Luckily, Arnold is right there, disguised as a buff delivery boy, to save her from the bad guys, who have a new weapon that shoots electromagnetic pulses at "just under the speed of light." Of course, we can still see the pulses flying toward their targets, so I'd estimate Vanessa's "just under" comment to mean about 185,000 miles per second under the speed of light. But authenticity isn't important in a movie like this as long as we can see the pulses knocking their victims back through the wall.

Arnold brings Vanessa to a Chinatown apartment, where she burns all her forms of identification. "There goes all that I am," she laments, to his stone-faced reply, "What you are is in here [gesturing to the heart region] and they can't take that from you." I was worried at that point that the sense of humor Arnold has always had in his movies had completely gone to hell, but those fears were shattered a half-hour later when he shot an alligator in the zoo and quipped, "You're luggage!" (I didn't say Arnold had a _good_ sense of humor, just a sense of humor.)

"I suppose we won't see each other again," Vanessa says. "Not if all goes well," Arnold responds. And of course it doesn't. Arnold and Vanessa are reunited at the zoo not twenty minutes later, after he shoots the alligator and she shoots a corrupt marshal because he doesn't know the "secret handshake." We know by this point that most of the marshals are corrupt, including Arnold's boss (James Caan), who is in the process of selling millions of dollars in weapons to the Russian mafia, to "usher in a new era of world terrorism." Caan makes a good psycho villian and we all know Arnold makes a good wisecracking action hero.

After narrowly escaping death by Caan, Arnold jumps out of a plane, pulling a GOLDENEYE (and breaking the laws of physics) by free-falling faster than his parachute pack and opening it just in time, in just one of ERASER's blockbuster action sequences. Another one comes shortly thereafter, as Arnold and Vanessa break into her company to view the evidence on her magic disc. It's reminiscent of another 1996 summer movie, MISSION: IMPOSSIBLE, only much more inventive and entertaining.
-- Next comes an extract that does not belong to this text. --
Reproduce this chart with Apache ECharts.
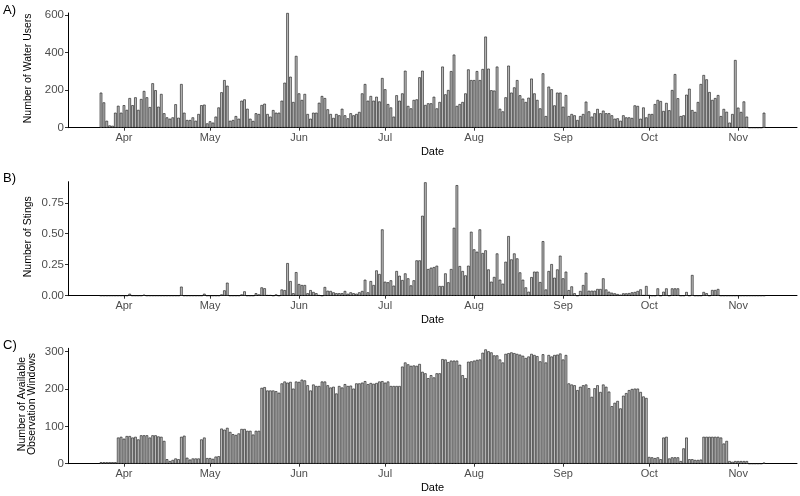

The same could be said of the entire movie in comparison to MISSION: IMPOSSIBLE. That movie only had three action sequences amid a sea of unintelligible plot, whereas ERASER has almost wall-to-wall action and a plot Arnold himself could follow. It also has some genuinely funny scenes, unlike the straight-faced seriousness of Tom Cruise's action foray. After Arnold falls out of the sky during the parachute scene and lands atop a junkyard car, he gets up, brushes himself off and asks, "Where am I?" A little girl, in awe, replies, "Earth. Welcome."

While we're comparing ERASER with the other action films currently in release, I should point out that it's as good as or better than THE ROCK. Like that movie it mixes light-hearted humor with brutal violence. And Vanessa Williams is certainly a better sidekick to look at than the ape-like Nicholas Cage. Williams even does a decent job of acting, although all that's required of her is nervousness at the beginning, distress in the middle and loving admiration of Arnold at the end. It doesn't have an incredible amount of originality and its attempts at seriousness are met with as many laughs as the comic relief scenes, but ERASER is a constantly entertaining no-brainer that provides two hours of escape from the oppressive heat and boredom of summer.